Он экспериментировал со своими фантазиями, привлекая для этого людей не только насильно, но и с их согласия. Последние годы де Сад провел в психиатрической больнице в Шаренгоне, где компанию ему составляла молодая актриса Мария Констанция Кеснэ.
В основе ужасных экспериментов де Сада, как это ни противоестественно звучит, лежит "философия добра". В статье в журнале "Горизонт", озаглавленной "Наш знакомый маркиз де Сад", Энтони Бургесс рассказывает нам об основных ее положениях. По Саду, Бога нет, но есть богиня - Природа. "Мы всецело подчинены ей, мы часть ее, и мы должны отражать своими действиями ее наиболее ужасные и жестокие импульсы. Природа создает... но она также и разрушает - вспомним землетрясения, бури, наводнения и вулканические извержения. Но это разрушение необходимо для создания новой жизни. Плавильный чан всегда на огне, отслужившие вещи попадают туда, чтобы подвергнуться обработке. Жестокость, которая присуща человеку, - проявление совершенно безличной или доличностной энергии. Так что речь не может идти о человеческой вине, так как первый закон жизни - принимать мир таким, какой он есть".

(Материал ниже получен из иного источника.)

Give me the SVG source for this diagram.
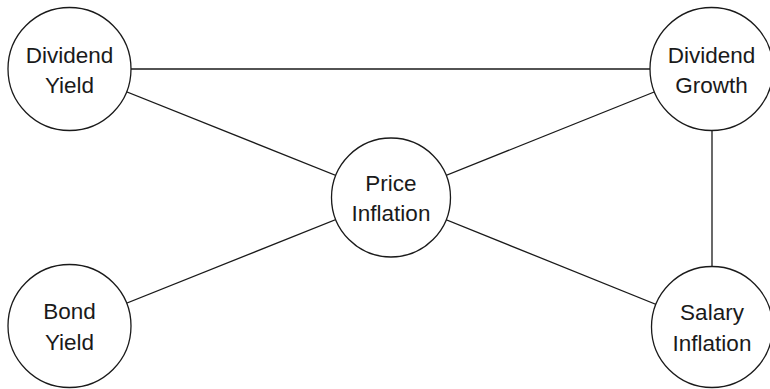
<svg xmlns="http://www.w3.org/2000/svg" width="770" height="389" viewBox="0 0 770 389">
<style>
.n{fill:#fff;stroke:#1a1a1a;stroke-width:1.3}
.e{stroke:#1a1a1a;stroke-width:1.3;fill:none}
text{font-family:"Liberation Sans",Arial,sans-serif;font-size:22.5px;fill:#1a1a1a;text-anchor:middle}
</style>
<rect width="770" height="389" fill="#fff"/>
<g id="connectors">
<line class="e" x1="69.5" y1="69" x2="711.5" y2="69"/>
<line class="e" x1="69.5" y1="69" x2="391" y2="197.5"/>
<line class="e" x1="711.5" y1="69" x2="391" y2="197.5"/>
<line class="e" x1="69.5" y1="326" x2="391" y2="197.5"/>
<line class="e" x1="712" y1="327" x2="391" y2="197.5"/>
<line class="e" x1="712" y1="69" x2="712" y2="327"/>
</g>
<g id="dividend-yield"><circle class="n" cx="69.5" cy="69" r="61.5"/><text x="69.5" y="63">Dividend</text><text x="69.5" y="93">Yield</text></g>
<g id="dividend-growth"><circle class="n" cx="711.5" cy="69" r="61.5"/><text x="711.5" y="63">Dividend</text><text x="711.5" y="93">Growth</text></g>
<g id="price-inflation"><circle class="n" cx="391" cy="197.5" r="59.5"/><text x="391" y="190.5">Price</text><text x="391" y="220.5">Inflation</text></g>
<g id="bond-yield"><circle class="n" cx="69.5" cy="326" r="61.5"/><text x="69.5" y="319">Bond</text><text x="69.5" y="350">Yield</text></g>
<g id="salary-inflation"><circle class="n" cx="712" cy="327" r="60.5"/><text x="712" y="320">Salary</text><text x="712" y="351">Inflation</text></g>
</svg>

Бургесс отмечает, что представление де Сада о человеке, к сожалению, подкреплено реальными событиями. "В развращенной Франции дореволюционной эры, во времена террора. Сад мог видеть доказательства того, что жажда удовольствий наибольшим образом удовлетворяется через проявление власти и жестокости. Его собственные оргии, где он воплощал свои экстравагантные фантазии, - что это было, как не отражение того, что происходило во всем мире?"